Holding On While Letting Go
Greensboro Grief Counseling
It’s a new year but when you’re in grief that doesn’t usually bring excitement, it brings more grief. Another year of distance from your person who died. Another year of being without their physical presence. More memories that seem to fade to the background.
The new year can be so much about new resolutions. How to lose weight. How to eat healthier. How to be more financially responsible. And while many are making new year’s resolutions, perhaps you are thinking about how you will make it through the new year…again.
Unfortunately, our society as a whole is grief-illiterate (although we are getting better). You may find this article helpful about becoming grief literate. After a few months, others can think you should be over the death. But how can you put a lifetime of love into a date on the calendar?
Holding On
The truth is you don’t get over someone who has died. You carry them with you in your heart and your mind. You don’t have to let go because healing doesn’t mean forgetting. Healing happens when the death no longer controls you and you lean into resilience as you come to accept all of the secondary losses that go with it. Death cannot take away a relationship, love, or hope. You don’t have to allow death to take more than it already has.
So, how to do you hold onto your person? You start by allowing whatever comes up to be there without fighting against it. Feeling your feelings is what allows you to heal. You’ve probably heard the saying, “You can’t heal what you can’t feel.” But we can’t be in our grief feelings 24/7. You feel the feelings, and then you do some ‘lifing’ like washing the dishes or running an errand and then you repeat the process over and over and over and over until you begin to remember your loved one with more love than pain.

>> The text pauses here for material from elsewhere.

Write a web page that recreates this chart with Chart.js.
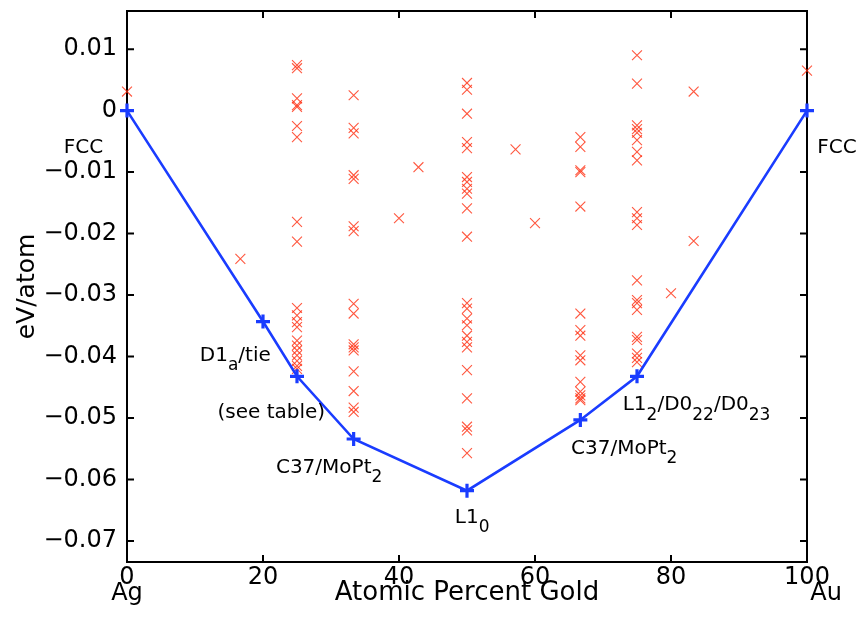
<!DOCTYPE html>
<html>
<head>
<meta charset="utf-8">
<script src="https://cdn.jsdelivr.net/npm/chart.js@4.4.0/dist/chart.umd.min.js"></script>
<style>
  html, body { margin: 0; padding: 0; background: #fff; }
  #wrap { width: 863px; height: 637px; }
</style>
</head>
<body>
<div id="wrap"><canvas id="hull-chart"></canvas></div>
<script>
// Ag-Au formation energies: other structures (red x) and the convex hull (blue +)

const FONT = '"DejaVu Sans", sans-serif';
const CROSS_COLOR = "rgba(255, 45, 15, 0.8)";
const HULL_COLOR = "#1a3cff";

// x positions of the tick labels
const xTicks = [0, 20, 40, 60, 80, 100];
const yTicks = [0.01, 0, -0.01, -0.02, -0.03, -0.04, -0.05, -0.06, -0.07];

// ground-state hull
const hullComp = [0, 20, 25, 33.33, 50, 66.67, 75, 100];
const hullEnergy = [0, -0.0343, -0.0432, -0.0534, -0.0618, -0.0503, -0.0432, 0];

// other calculated structures, grouped by composition
const otherComp = [0, 16.67, 25, 33.33, 40, 42.86, 50, 57.14, 60, 66.67, 75, 80, 83.33, 100];
const otherEnergy = [
  [0.0031],
  [-0.0241],
  [0.0074, 0.0069, 0.0020, 0.0009, 0.0006, -0.0025, -0.0043, -0.0181, -0.0213,
   -0.0321, -0.0333, -0.0344, -0.0352, -0.0374, -0.0382, -0.0390, -0.0398, -0.0407, -0.0415, -0.0420],
  [0.0025, -0.0028, -0.0037, -0.0105, -0.0111, -0.0188, -0.0196,
   -0.0314, -0.0330, -0.0380, -0.0385, -0.0390, -0.0424, -0.0456, -0.0483, -0.0490],
  [-0.0175],
  [-0.0092],
  [0.0045, 0.0034, -0.0005, -0.0051, -0.0061, -0.0108, -0.0116, -0.0127, -0.0135, -0.0159, -0.0205,
   -0.0313, -0.0322, -0.0338, -0.0349, -0.0366, -0.0376, -0.0385, -0.0422, -0.0468, -0.0514, -0.0520, -0.0557],
  [-0.0063],
  [-0.0183],
  [-0.0043, -0.0059, -0.0097, -0.0100, -0.0156, -0.0330, -0.0357, -0.0366, -0.0398, -0.0406,
   -0.0441, -0.0457, -0.0463, -0.0468, -0.0471],
  [0.0090, 0.0044, -0.0024, -0.0030, -0.0036, -0.0048, -0.0067, -0.0081, -0.0165, -0.0175, -0.0186,
   -0.0276, -0.0308, -0.0313, -0.0324, -0.0368, -0.0373, -0.0395, -0.0402, -0.0409],
  [-0.0297],
  [0.0031, -0.0212],
  [0.0065],
];

// structure labels, "_" marks a subscript
const labelTexts = ["FCC", "FCC", "D1_a/tie", "(see table)", "C37/MoPt_2", "L1_0", "C37/MoPt_2", "L1_2/D0_{22}/D0_{23}"];
const labelComp = [-9.3, 101.5, 10.7, 13.3, 21.9, 48.2, 65.3, 72.9];
const labelEnergy = [-0.0061, -0.0061, -0.0398, -0.0491, -0.0580, -0.0662, -0.0550, -0.0479];

const crossPoints = [];
otherComp.forEach((c, i) => otherEnergy[i].forEach((e) => crossPoints.push({ x: c, y: e })));

function drawRich(ctx, str, x, y, size) {
  const parts = [];
  let buf = "";
  for (let i = 0; i < str.length; i++) {
    if (str[i] === "_") {
      if (buf) parts.push([buf, false]);
      buf = "";
      if (str[i + 1] === "{") {
        const j = str.indexOf("}", i);
        parts.push([str.slice(i + 2, j), true]);
        i = j;
      } else {
        parts.push([str[i + 1], true]);
        i++;
      }
    } else buf += str[i];
  }
  if (buf) parts.push([buf, false]);
  let cx = x;
  for (const [t, sub] of parts) {
    ctx.font = `${sub ? size * 0.85 : size}px ${FONT}`;
    ctx.fillText(t, cx, sub ? y + size * 0.5 : y);
    cx += ctx.measureText(t).width;
  }
}

const frameTicks = {
  id: "frameTicks",
  beforeDatasetsDraw(chart) {
    const { ctx, chartArea: a, scales } = chart;
    ctx.save();
    ctx.strokeStyle = "#000";
    ctx.lineWidth = 2;
    ctx.strokeRect(a.left, a.top, a.right - a.left, a.bottom - a.top);
    ctx.beginPath();
    const len = 7;
    yTicks.forEach((v) => {
      const p = scales.y.getPixelForValue(v);
      ctx.moveTo(a.left, p); ctx.lineTo(a.left + len, p);
      ctx.moveTo(a.right, p); ctx.lineTo(a.right - len, p);
    });
    xTicks.forEach((v) => {
      const p = scales.x.getPixelForValue(v);
      ctx.moveTo(p, a.bottom); ctx.lineTo(p, a.bottom - len);
      ctx.moveTo(p, a.top); ctx.lineTo(p, a.top + len);
    });
    ctx.stroke();
    ctx.restore();
  },
  afterDraw(chart) {
    const { ctx, scales } = chart;
    ctx.save();
    ctx.fillStyle = "#000";
    ctx.textBaseline = "middle";
    ctx.textAlign = "left";
    labelTexts.forEach((t, i) => {
      drawRich(ctx, t, scales.x.getPixelForValue(labelComp[i]), scales.y.getPixelForValue(labelEnergy[i]), 20);
    });
    ctx.restore();
  },
};

new Chart(document.getElementById("hull-chart"), {
  type: "scatter",
  data: {
    datasets: [
      {
        label: "hull",
        data: hullComp.map((c, i) => ({ x: c, y: hullEnergy[i] })),
        showLine: true,
        borderColor: HULL_COLOR,
        borderWidth: 2.6,
        pointStyle: "cross",
        pointRadius: 7,
        pointBorderWidth: 3.2,
        pointBorderColor: HULL_COLOR,
        clip: false,
      },
      {
        label: "others",
        data: crossPoints,
        pointStyle: "crossRot",
        pointRadius: 7,
        pointBorderWidth: 1.1,
        pointBorderColor: CROSS_COLOR,
        clip: false,
      },
    ],
  },
  options: {
    responsive: true,
    maintainAspectRatio: false,
    animation: false,
    layout: { padding: { top: 11, right: 56, left: 0, bottom: 0 } },
    plugins: { legend: { display: false }, tooltip: { enabled: false } },
    scales: {
      x: {
        type: "linear",
        min: 0,
        max: 100,
        afterFit: (s) => { s.height = 75; s.paddingLeft = 0; s.paddingRight = 0; },
        afterBuildTicks: (s) => { s.ticks = xTicks.map((v) => ({ value: v })); },
        grid: { display: false, drawTicks: false },
        border: { display: false },
        ticks: {
          color: "#000",
          padding: 7,
          maxRotation: 0,
          font: { family: FONT, size: 24, lineHeight: 0.7 },
          callback: (v) => (v === 0 ? ["0", "Ag"] : v === 100 ? ["100", "     Au"] : String(v)),
        },
        title: {
          display: true,
          text: "Atomic Percent Gold",
          color: "#000",
          font: { family: FONT, size: 26 },
          padding: { bottom: 28 },
        },
      },
      y: {
        type: "linear",
        min: -0.0734,
        max: 0.0162,
        afterFit: (s) => { s.width = 127; s.paddingTop = 0; s.paddingBottom = 0; },
        afterBuildTicks: (s) => { s.ticks = yTicks.map((v) => ({ value: v })); },
        grid: { display: false, drawTicks: false },
        border: { display: false },
        ticks: {
          color: "#000",
          padding: 10,
          font: { family: FONT, size: 24 },
          callback: (v) => (Math.abs(v) < 1e-9 ? "0" : (v < 0 ? "\u2212" : "") + Math.abs(v).toFixed(2)),
        },
        title: {
          display: true,
          text: "eV/atom",
          color: "#000",
          font: { family: FONT, size: 25 },
          padding: { top: 12 },
        },
      },
    },
  },
  plugins: [frameTicks],
});
</script>
</body>
</html>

The space your loved one holds in your heart can never be taken away. It holds a permanent space that cannot be replaced by another. However, you can grow your heart around that space as you begin to love new people and invite them into your heart.
Another way you hold onto your person is to talk about them and put their love into everything you do.

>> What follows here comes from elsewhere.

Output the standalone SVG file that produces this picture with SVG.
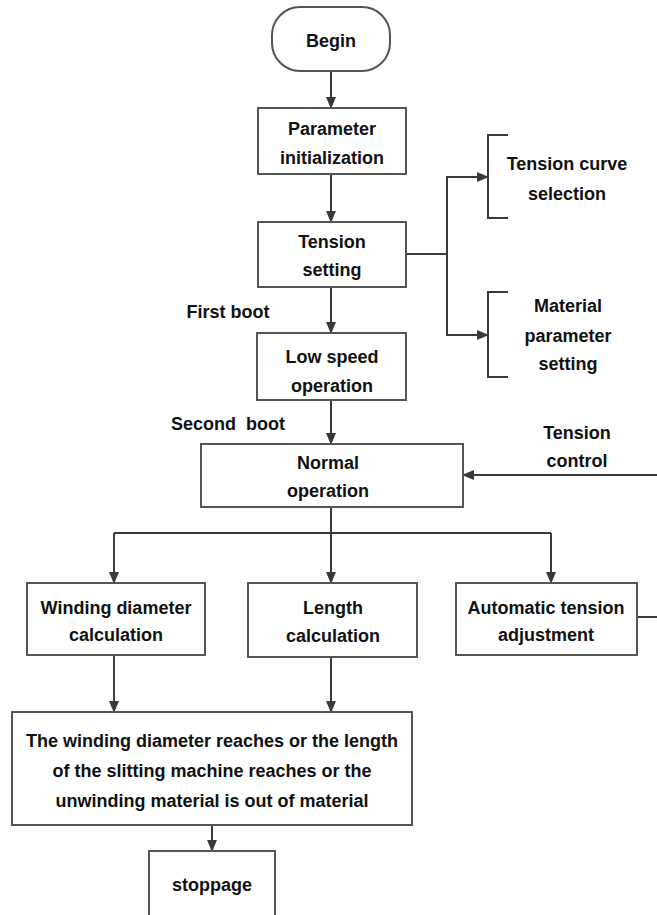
<svg xmlns="http://www.w3.org/2000/svg" width="657" height="915" viewBox="0 0 657 915">
<defs>
<marker id="ah" markerWidth="12" markerHeight="10" refX="11" refY="5" orient="auto" markerUnits="userSpaceOnUse">
<path d="M0,0 L12,5 L0,10 Z" fill="#3a3a3a"/>
</marker>
<style>
.box{fill:#fff;stroke:#555;stroke-width:2}
.t{font-family:"Liberation Sans",Arial,sans-serif;font-weight:bold;font-size:18px;fill:#111;text-anchor:middle}
.c{fill:none;stroke:#3a3a3a;stroke-width:2}
.ca{fill:none;stroke:#3a3a3a;stroke-width:2;marker-end:url(#ah)}
</style>
</defs>
<rect width="657" height="915" fill="#fff"/>
<g id="connectors">
<path class="ca" d="M331,71 V108"/>
<path class="ca" d="M331,174 V222"/>
<path class="c" d="M406,254 H447"/>
<path class="ca" d="M447,254 V177 H488"/>
<path class="ca" d="M447,254 V335 H488"/>
<path class="ca" d="M331,287 V333"/>
<path class="ca" d="M331,400 V444"/>
<path class="ca" d="M660,475 H463"/>
<path class="c" d="M331,507 V533"/>
<path class="c" d="M114,533 H551"/>
<path class="ca" d="M114,533 V583"/>
<path class="ca" d="M331,533 V583"/>
<path class="ca" d="M551,533 V583"/>
<path class="c" d="M637,617 H660"/>
<path class="ca" d="M114,655 V712"/>
<path class="ca" d="M331,657 V712"/>
<path class="ca" d="M212,825 V851"/>
</g>
<g id="begin">
<rect x="272" y="7" width="118" height="64" rx="28" ry="28" class="box"/>
<text class="t" x="331" y="47">Begin</text>
</g>
<g id="param-init">
<rect x="258" y="108" width="148" height="66" class="box"/>
<text class="t" x="332" y="135">Parameter</text>
<text class="t" x="332" y="164">initialization</text>
</g>
<g id="tension-setting">
<rect x="258" y="222" width="148" height="65" class="box"/>
<text class="t" x="332" y="248">Tension</text>
<text class="t" x="332" y="276">setting</text>
</g>
<g id="tension-curve">
<path class="c" d="M508,135 H488 V218 H508"/>
<text class="t" x="567" y="170">Tension curve</text>
<text class="t" x="567" y="200">selection</text>
</g>
<g id="material-param">
<path class="c" d="M508,292 H488 V377 H508"/>
<text class="t" x="568" y="312">Material</text>
<text class="t" x="568" y="342">parameter</text>
<text class="t" x="568" y="370">setting</text>
</g>
<g id="first-boot">
<text class="t" x="228" y="318">First boot</text>
</g>
<g id="low-speed">
<rect x="257" y="333" width="149" height="67" class="box"/>
<text class="t" x="332" y="363">Low speed</text>
<text class="t" x="332" y="392">operation</text>
</g>
<g id="second-boot">
<text class="t" x="228" y="430" xml:space="preserve">Second  boot</text>
</g>
<g id="tension-control">
<text class="t" x="577" y="439">Tension</text>
<text class="t" x="577" y="467">control</text>
</g>
<g id="normal-op">
<rect x="201" y="444" width="262" height="63" class="box"/>
<text class="t" x="328" y="469">Normal</text>
<text class="t" x="328" y="497">operation</text>
</g>
<g id="winding-calc">
<rect x="27" y="583" width="178" height="72" class="box"/>
<text class="t" x="116" y="614">Winding diameter</text>
<text class="t" x="116" y="641">calculation</text>
</g>
<g id="length-calc">
<rect x="248" y="583" width="169" height="74" class="box"/>
<text class="t" x="333" y="614">Length</text>
<text class="t" x="333" y="642">calculation</text>
</g>
<g id="auto-tension">
<rect x="456" y="583" width="181" height="72" class="box"/>
<text class="t" x="546" y="614">Automatic tension</text>
<text class="t" x="546" y="641">adjustment</text>
</g>
<g id="condition">
<rect x="12" y="712" width="400" height="113" class="box"/>
<text class="t" x="212" y="747">The winding diameter reaches or the length</text>
<text class="t" x="212" y="777">of the slitting machine reaches or the</text>
<text class="t" x="212" y="807">unwinding material is out of material</text>
</g>
<g id="stoppage">
<rect x="149" y="851" width="126" height="80" class="box"/>
<text class="t" x="212" y="891">stoppage</text>
</g>
</svg>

As the new year begins, I want to encourage you to hold onto the love, the memories, and the hope that belongs to you. And at the same time, there are some things you can let go of.
Letting Go
Consider letting go of the need to please others, the need to explain your grief, the judgment of your feelings, guilt, and chasing after what once was. As you hold onto the love, think about how you can build a new life that honors you and your loved one. No, life will never be the same as that would be impossible without them, but life can still be good. As Sigmund Freud once stated, “No matter what may fill the gap, even if it be filled completely it nevertheless remains something else.”1
Writing A New Ending
When someone you love dies, it feels like the ending of a book. However, it’s the ending of a chapter and now you have a choice to make. What do you want your life to look like moving forward? You will not get to choose all of the events that happen, but you will get to choose how you respond to those events.

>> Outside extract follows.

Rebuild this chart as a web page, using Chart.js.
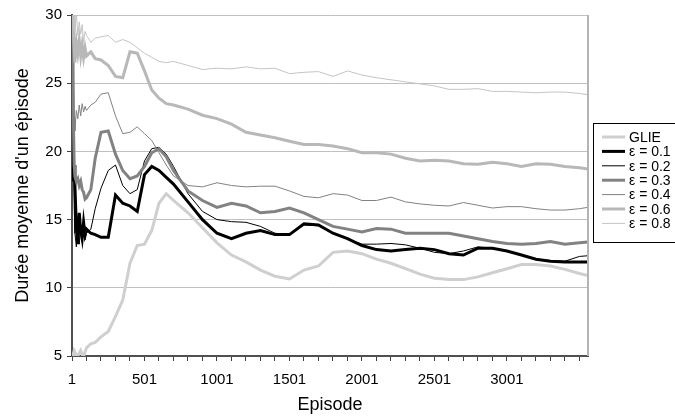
<!DOCTYPE html>
<html>
<head>
<meta charset="utf-8">
<script src="https://cdn.jsdelivr.net/npm/chart.js@4/dist/chart.umd.min.js"></script>
<style>
  body { margin: 0; background: #fff; }
  #wrap { width: 675px; height: 419px; position: relative; }
</style>
</head>
<body>
<div id="wrap"><canvas id="chart"></canvas></div>
<script>
// episodes where the curves were read
var episodes = [1, 6, 11, 16, 21, 31, 41, 51, 61, 71, 81, 91, 101, 131, 161, 201, 251, 301, 351, 401, 451, 501, 551, 601, 651, 701,
  801, 901, 1001, 1101, 1201, 1301, 1401, 1501, 1601, 1701, 1801, 1901, 2001, 2101, 2201, 2301, 2401, 2501,
  2601, 2701, 2801, 2901, 3001, 3101, 3201, 3301, 3401, 3501, 3560];

var glie = [5.1, 5.0, 5.2, 5.0, 5.3, 5.1, 5.0, 5.2, 5.4, 5.1, 5.0, 5.3, 5.6, 5.9, 6.0, 6.4, 6.8, 7.9, 9.1, 11.8, 13.1, 13.2, 14.2, 16.2, 16.9, 16.4,
  15.5, 14.4, 13.3, 12.4, 11.9, 11.3, 10.85, 10.65, 11.3, 11.6, 12.6, 12.7, 12.5, 12.1, 11.8, 11.4, 11.0, 10.7,
  10.6, 10.6, 10.8, 11.1, 11.4, 11.7, 11.7, 11.6, 11.35, 11.05, 10.9];
var eps01 = [31, 22, 17.8, 19.0, 17.5, 14.5, 13.2, 15.5, 14.2, 13.6, 14.8, 13.9, 14.3, 14.0, 13.9, 13.7, 13.7, 16.8, 16.2, 16.0, 15.6, 18.3, 18.9, 18.6, 18.1, 17.6,
  16.3, 15.0, 14.0, 13.6, 14.0, 14.2, 13.9, 13.9, 14.7, 14.6, 14.0, 13.6, 13.1, 12.8, 12.7, 12.8, 12.9, 12.8,
  12.5, 12.4, 12.9, 12.9, 12.7, 12.4, 12.1, 11.95, 11.9, 11.9, 11.9];
var eps02 = [31, 25, 20.0, 16.0, 14.0, 13.0, 14.8, 13.2, 14.6, 13.4, 14.2, 13.5, 14.0, 14.3, 15.8, 17.3, 18.6, 19.0, 17.5, 16.9, 17.2, 19.3, 20.2, 20.3, 19.8, 18.9,
  16.9, 15.6, 15.0, 14.85, 14.8, 14.5, 14.0, 13.9, 14.6, 14.55, 14.0, 13.6, 13.2, 13.2, 13.25, 13.15, 12.9, 12.6,
  12.5, 12.7, 13.0, 12.9, 12.7, 12.4, 12.1, 12.0, 11.95, 12.3, 12.35];
var eps03 = [31, 26, 22.0, 19.0, 18.2, 17.8, 18.0, 17.5, 17.8, 17.2, 17.0, 16.5, 16.6, 17.2, 19.5, 21.4, 21.5, 19.8, 18.6, 18.0, 18.2, 18.9, 19.9, 20.2, 19.6, 18.6,
  17.1, 16.4, 15.9, 16.2, 16.0, 15.5, 15.6, 15.85, 15.5, 15.0, 14.5, 14.3, 14.1, 14.35, 14.3, 14.0, 14.0, 14.0,
  14.0, 13.8, 13.6, 13.4, 13.25, 13.2, 13.25, 13.4, 13.2, 13.3, 13.35];
var eps04 = [31, 28, 25.0, 22.5, 21.5, 23.0, 22.4, 23.4, 22.6, 23.5, 22.9, 23.3, 23.0, 23.4, 23.6, 24.2, 24.3, 22.6, 21.3, 21.4, 21.8, 21.3, 20.8, 19.9, 19.0, 18.2,
  17.5, 17.4, 17.7, 17.5, 17.4, 17.45, 17.45, 17.1, 16.7, 16.6, 16.9, 16.8, 16.4, 16.4, 16.65, 16.3, 16.15, 16.05,
  16.0, 16.25, 16.05, 15.85, 15.95, 15.95, 15.8, 15.7, 15.7, 15.8, 15.9];
var eps06 = [31, 30, 28.5, 27.5, 26.5, 28.0, 27.2, 28.1, 27.0, 27.8, 26.9, 27.6, 27.0, 27.3, 26.8, 26.7, 26.3, 25.5, 25.4, 27.3, 27.2, 25.9, 24.5, 23.9, 23.5, 23.4,
  23.1, 22.65, 22.4, 22.0, 21.4, 21.2, 21.0, 20.75, 20.5, 20.5, 20.4, 20.2, 19.9, 19.9, 19.8, 19.5, 19.3, 19.35,
  19.3, 19.1, 19.05, 19.2, 19.1, 18.9, 19.1, 19.05, 18.9, 18.8, 18.7];
var eps08 = [31, 30.5, 29.0, 30.5, 28.8, 30.2, 28.5, 29.5, 28.6, 29.3, 28.0, 28.8, 28.5, 28.0, 28.3, 28.4, 28.5, 28.0, 28.2, 28.0, 27.6, 27.2, 26.9, 26.6, 26.5, 26.6,
  26.3, 26.0, 26.1, 26.05, 26.2, 26.05, 26.1, 25.7, 25.8, 25.85, 25.5, 25.9, 25.6, 25.4, 25.25, 25.1, 24.95, 24.8,
  24.55, 24.55, 24.6, 24.4, 24.4, 24.35, 24.3, 24.35, 24.35, 24.25, 24.15];

var seriesNames = ["GLIE", "ε = 0.1", "ε = 0.2", "ε = 0.3", "ε = 0.4", "ε = 0.6", "ε = 0.8"];
var xTickLabels = [1, 501, 1001, 1501, 2001, 2501, 3001];
var xMinorStep = 100;
var yTicks = [5, 10, 15, 20, 25, 30];

var seriesValues = [glie, eps01, eps02, eps03, eps04, eps06, eps08];
var lineColors = ["#cfcfcf", "#000000", "#000000", "#828282", "#828282", "#b8b8b8", "#c4c4c4"];
var lineWidths = [3, 3, 1, 3, 1, 3, 1];

function toPoints(values) {
  return values.map(function (v, i) {
    return { x: episodes[i], y: v };
  });
}

var datasets = seriesValues.map(function (values, i) {
  return {
    label: seriesNames[i],
    data: toPoints(values),
    borderColor: lineColors[i],
    borderWidth: lineWidths[i],
    pointRadius: 0,
    tension: 0,
    fill: false,
    order: 7 - i
  };
});

// right border of the plot + boxed legend (cut by the window edge like the original)
var framePlugin = {
  id: "frame",
  afterDraw: function (chart) {
    var ctx = chart.ctx;
    var area = chart.chartArea;
    ctx.save();
    ctx.strokeStyle = "#b4b4b4";
    ctx.lineWidth = 2;
    ctx.beginPath();
    ctx.moveTo(area.right, area.top);
    ctx.lineTo(area.right, area.bottom);
    ctx.stroke();

    var boxX = 593.5, boxY = 123.5, boxW = 130, boxH = 119;
    ctx.lineWidth = 1;
    ctx.strokeStyle = "#000";
    ctx.strokeRect(boxX, boxY, boxW, boxH);

    ctx.font = "14px 'Liberation Sans', Arial, sans-serif";
    ctx.textBaseline = "middle";
    ctx.fillStyle = "#000";
    chart.data.datasets.forEach(function (ds, i) {
      var y = 137 + i * 14.4;
      ctx.strokeStyle = ds.borderColor;
      ctx.lineWidth = ds.borderWidth;
      ctx.beginPath();
      ctx.moveTo(602, y);
      ctx.lineTo(625, y);
      ctx.stroke();
      ctx.fillText(ds.label, 629, y + 1);
    });
    ctx.restore();
  }
};

new Chart(document.getElementById("chart"), {
  type: "line",
  data: { datasets: datasets },
  options: {
    responsive: true,
    maintainAspectRatio: false,
    animation: false,
    layout: { padding: { top: 15, right: 87, left: 0, bottom: 0 } },
    plugins: { legend: { display: false }, tooltip: { enabled: false } },
    scales: {
      x: {
        type: "linear",
        min: 1,
        max: episodes[episodes.length - 1],
        afterBuildTicks: function (scale) {
          var t = [];
          for (var v = 1; v <= scale.max; v += xMinorStep) t.push({ value: v });
          scale.ticks = t;
        },
        afterFit: function (scale) { scale.height = 63; },
        ticks: {
          autoSkip: false,
          maxRotation: 0,
          padding: 10,
          color: "#000",
          font: { family: "'Liberation Sans', Arial, sans-serif", size: 15 },
          callback: function (v) {
            return xTickLabels.indexOf(v) >= 0 ? String(v) : "";
          }
        },
        grid: { drawOnChartArea: false, tickLength: 5, tickColor: "#404040", tickWidth: 1 },
        border: { color: "#505050", width: 2 },
        title: {
          display: true,
          text: "Episode",
          color: "#000",
          padding: { top: 0, bottom: 3 },
          font: { family: "'Liberation Sans', Arial, sans-serif", size: 18 }
        }
      },
      y: {
        min: 5,
        max: 30,
        afterBuildTicks: function (scale) {
          scale.ticks = yTicks.map(function (v) { return { value: v }; });
        },
        afterFit: function (scale) { scale.width = 72; },
        ticks: {
          padding: 5,
          color: "#000",
          font: { family: "'Liberation Sans', Arial, sans-serif", size: 15 }
        },
        grid: { color: "#c0c0c0", lineWidth: 1, tickLength: 5, tickColor: "#404040" },
        border: { color: "#505050", width: 2 },
        title: {
          display: true,
          text: "Durée moyenne d'un épisode",
          color: "#000",
          padding: { top: 12, bottom: 0 },
          font: { family: "'Liberation Sans', Arial, sans-serif", size: 18 }
        }
      }
    }
  },
  plugins: [framePlugin]
});
</script>
</body>
</html>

Think about who you were before you entered the relationship with your loved one. What are some things you enjoyed doing that they did not? Would you like to try to add those things into your life now? Or perhaps, you want to think outside of the box and try something completely different. If you’ve never volunteered with something you’re passionate about, perhaps, you might want to give it a try.
I know all of this can be so easy to say but when you lose someone you love, it becomes very difficult to put into action. This is completely normal, and it is not my intention to minimize any of the pain. It’s more about honoring the love and at the same time adding in something new. Take it one day at a time and do what you can as you can. Again, this is the year to leave judgment behind and focus on writing the rest of your story which will always include your loved one because each relationship shapes who we are.
Friend, may this be the year you hold on and let go.
1 Freud EL, ed: Letters of Sigmund Freud. New York, NY: Basic Books, 1961:386.